↓↓↓

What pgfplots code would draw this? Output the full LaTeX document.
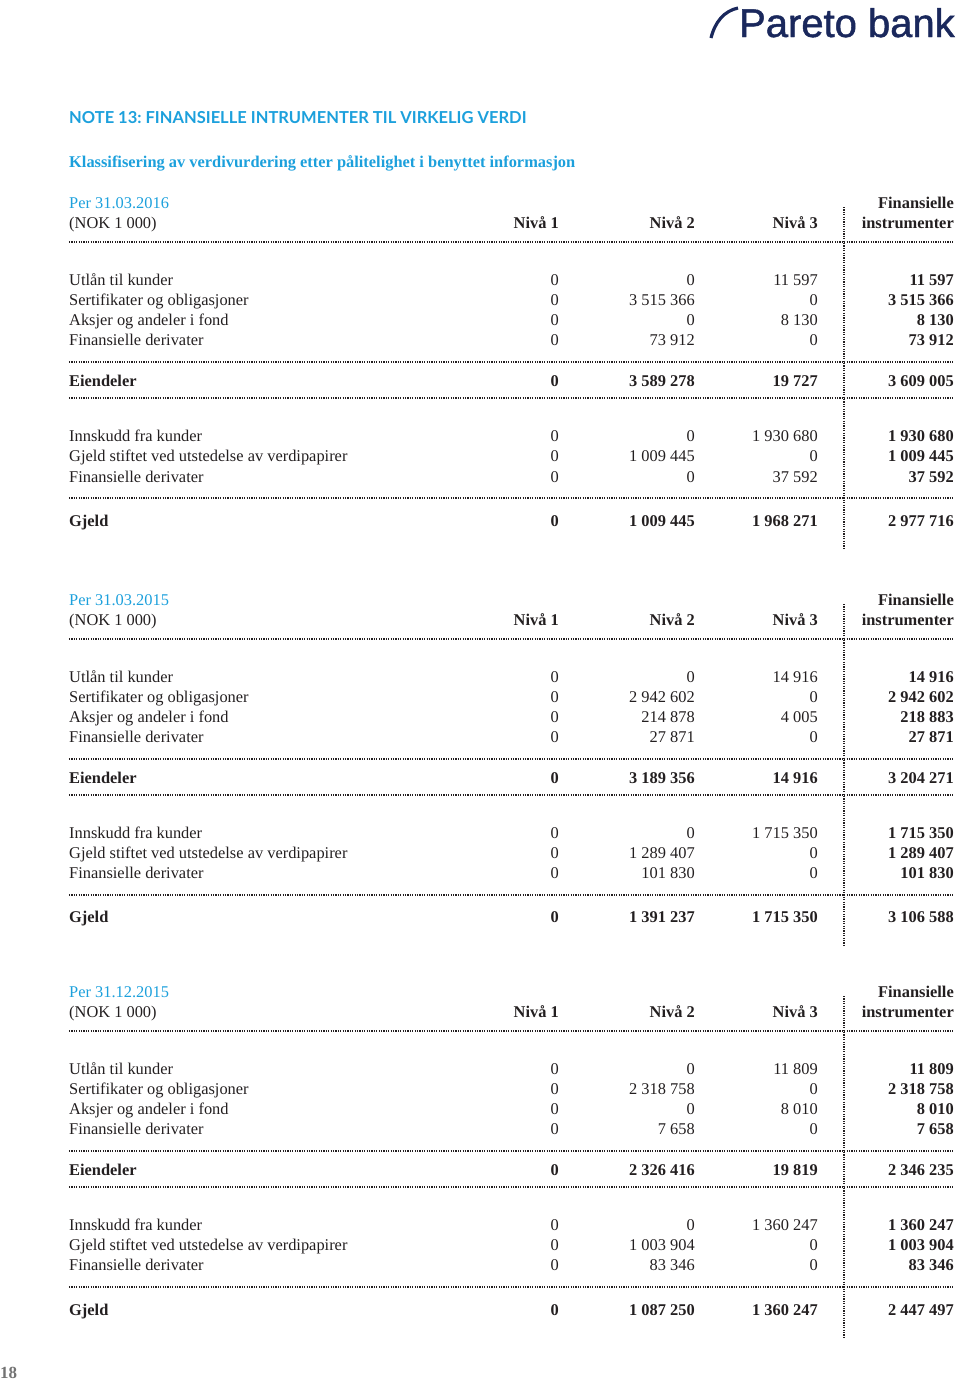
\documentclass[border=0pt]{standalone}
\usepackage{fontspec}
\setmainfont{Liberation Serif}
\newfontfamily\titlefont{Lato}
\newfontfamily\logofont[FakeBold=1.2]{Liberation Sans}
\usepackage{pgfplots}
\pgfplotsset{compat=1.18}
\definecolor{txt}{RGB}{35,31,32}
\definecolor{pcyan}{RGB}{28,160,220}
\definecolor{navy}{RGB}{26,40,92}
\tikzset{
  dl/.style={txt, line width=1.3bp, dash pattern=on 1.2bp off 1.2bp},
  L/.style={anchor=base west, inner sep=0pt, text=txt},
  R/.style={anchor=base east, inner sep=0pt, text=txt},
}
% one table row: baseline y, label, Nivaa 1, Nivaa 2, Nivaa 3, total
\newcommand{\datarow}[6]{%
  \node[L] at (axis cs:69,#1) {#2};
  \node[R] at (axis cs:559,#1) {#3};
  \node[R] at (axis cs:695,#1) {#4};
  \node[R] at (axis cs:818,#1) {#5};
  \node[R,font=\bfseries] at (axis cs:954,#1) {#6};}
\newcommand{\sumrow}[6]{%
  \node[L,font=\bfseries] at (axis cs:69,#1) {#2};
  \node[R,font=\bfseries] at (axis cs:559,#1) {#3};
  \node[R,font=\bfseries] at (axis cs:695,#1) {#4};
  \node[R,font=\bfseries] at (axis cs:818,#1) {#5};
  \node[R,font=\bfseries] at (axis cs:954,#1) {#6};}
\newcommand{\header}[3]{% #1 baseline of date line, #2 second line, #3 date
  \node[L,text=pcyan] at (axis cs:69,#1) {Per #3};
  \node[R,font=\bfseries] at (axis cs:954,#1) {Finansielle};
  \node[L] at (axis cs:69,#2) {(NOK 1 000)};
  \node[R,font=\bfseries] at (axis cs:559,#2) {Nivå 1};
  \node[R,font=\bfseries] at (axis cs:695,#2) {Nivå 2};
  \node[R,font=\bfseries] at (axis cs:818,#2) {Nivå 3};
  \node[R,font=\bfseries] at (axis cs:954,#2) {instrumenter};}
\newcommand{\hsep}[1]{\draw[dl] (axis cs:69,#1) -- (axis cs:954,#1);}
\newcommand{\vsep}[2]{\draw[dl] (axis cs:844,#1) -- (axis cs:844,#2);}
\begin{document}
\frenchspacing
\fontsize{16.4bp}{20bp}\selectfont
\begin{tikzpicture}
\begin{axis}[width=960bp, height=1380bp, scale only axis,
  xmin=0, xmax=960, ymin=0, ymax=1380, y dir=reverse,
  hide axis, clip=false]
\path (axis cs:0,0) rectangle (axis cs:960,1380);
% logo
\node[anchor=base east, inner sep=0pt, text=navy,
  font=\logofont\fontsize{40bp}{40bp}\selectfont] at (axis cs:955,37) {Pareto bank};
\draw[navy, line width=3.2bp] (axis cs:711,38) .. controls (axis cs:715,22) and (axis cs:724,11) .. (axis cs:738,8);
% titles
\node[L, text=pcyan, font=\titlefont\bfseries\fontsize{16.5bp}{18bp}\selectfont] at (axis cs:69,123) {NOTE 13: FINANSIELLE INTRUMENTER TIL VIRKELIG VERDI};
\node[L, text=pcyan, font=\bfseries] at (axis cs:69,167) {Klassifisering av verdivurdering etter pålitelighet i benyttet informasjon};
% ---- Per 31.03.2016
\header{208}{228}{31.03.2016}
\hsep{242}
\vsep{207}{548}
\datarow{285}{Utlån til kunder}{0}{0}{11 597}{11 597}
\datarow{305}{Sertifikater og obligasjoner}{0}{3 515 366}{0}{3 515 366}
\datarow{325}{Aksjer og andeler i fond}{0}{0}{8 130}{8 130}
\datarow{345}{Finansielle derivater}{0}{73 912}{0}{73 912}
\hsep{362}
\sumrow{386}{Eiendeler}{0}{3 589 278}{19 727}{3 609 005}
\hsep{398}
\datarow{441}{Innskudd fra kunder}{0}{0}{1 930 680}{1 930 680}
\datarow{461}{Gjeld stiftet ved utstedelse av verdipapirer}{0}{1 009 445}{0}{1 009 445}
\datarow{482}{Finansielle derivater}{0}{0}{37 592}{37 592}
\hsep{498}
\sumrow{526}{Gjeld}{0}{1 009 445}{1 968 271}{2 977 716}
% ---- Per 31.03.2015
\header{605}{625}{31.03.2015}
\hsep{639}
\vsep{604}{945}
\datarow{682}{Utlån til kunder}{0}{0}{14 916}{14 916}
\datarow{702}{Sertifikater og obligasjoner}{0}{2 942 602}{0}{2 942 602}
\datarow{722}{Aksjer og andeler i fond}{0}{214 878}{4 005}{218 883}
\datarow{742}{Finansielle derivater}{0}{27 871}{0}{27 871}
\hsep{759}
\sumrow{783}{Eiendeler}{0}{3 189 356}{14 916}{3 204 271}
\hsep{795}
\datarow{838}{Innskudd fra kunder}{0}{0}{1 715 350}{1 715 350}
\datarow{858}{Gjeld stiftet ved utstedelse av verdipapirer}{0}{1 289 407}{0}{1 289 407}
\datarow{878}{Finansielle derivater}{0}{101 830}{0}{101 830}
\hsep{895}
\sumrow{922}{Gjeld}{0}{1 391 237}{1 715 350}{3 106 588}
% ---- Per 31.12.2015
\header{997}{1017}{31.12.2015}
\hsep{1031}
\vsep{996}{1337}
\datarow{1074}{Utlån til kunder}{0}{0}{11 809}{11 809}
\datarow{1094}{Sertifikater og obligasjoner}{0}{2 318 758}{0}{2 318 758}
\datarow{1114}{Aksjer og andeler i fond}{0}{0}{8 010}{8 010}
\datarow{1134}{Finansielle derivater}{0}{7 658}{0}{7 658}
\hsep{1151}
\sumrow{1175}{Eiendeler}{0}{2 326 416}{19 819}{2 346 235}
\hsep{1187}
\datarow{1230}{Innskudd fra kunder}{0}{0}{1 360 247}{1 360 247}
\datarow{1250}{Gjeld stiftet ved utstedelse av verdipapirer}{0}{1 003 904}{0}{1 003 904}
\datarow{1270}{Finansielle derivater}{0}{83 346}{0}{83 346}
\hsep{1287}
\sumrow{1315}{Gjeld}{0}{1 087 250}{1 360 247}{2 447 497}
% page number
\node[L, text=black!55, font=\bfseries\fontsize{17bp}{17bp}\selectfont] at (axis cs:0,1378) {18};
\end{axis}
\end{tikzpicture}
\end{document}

↑↑↑

## Directive
Show the lines that mention the word "draw".

## Final result
What pgfplots code would draw this? Output the full LaTeX document.
\newcommand{\hsep}[1]{\draw[dl] (axis cs:69,#1) -- (axis cs:954,#1);}
\newcommand{\vsep}[2]{\draw[dl] (axis cs:844,#1) -- (axis cs:844,#2);}
\draw[navy, line width=3.2bp] (axis cs:711,38) .. controls (axis cs:715,22) and (axis cs:724,11) .. (axis cs:738,8);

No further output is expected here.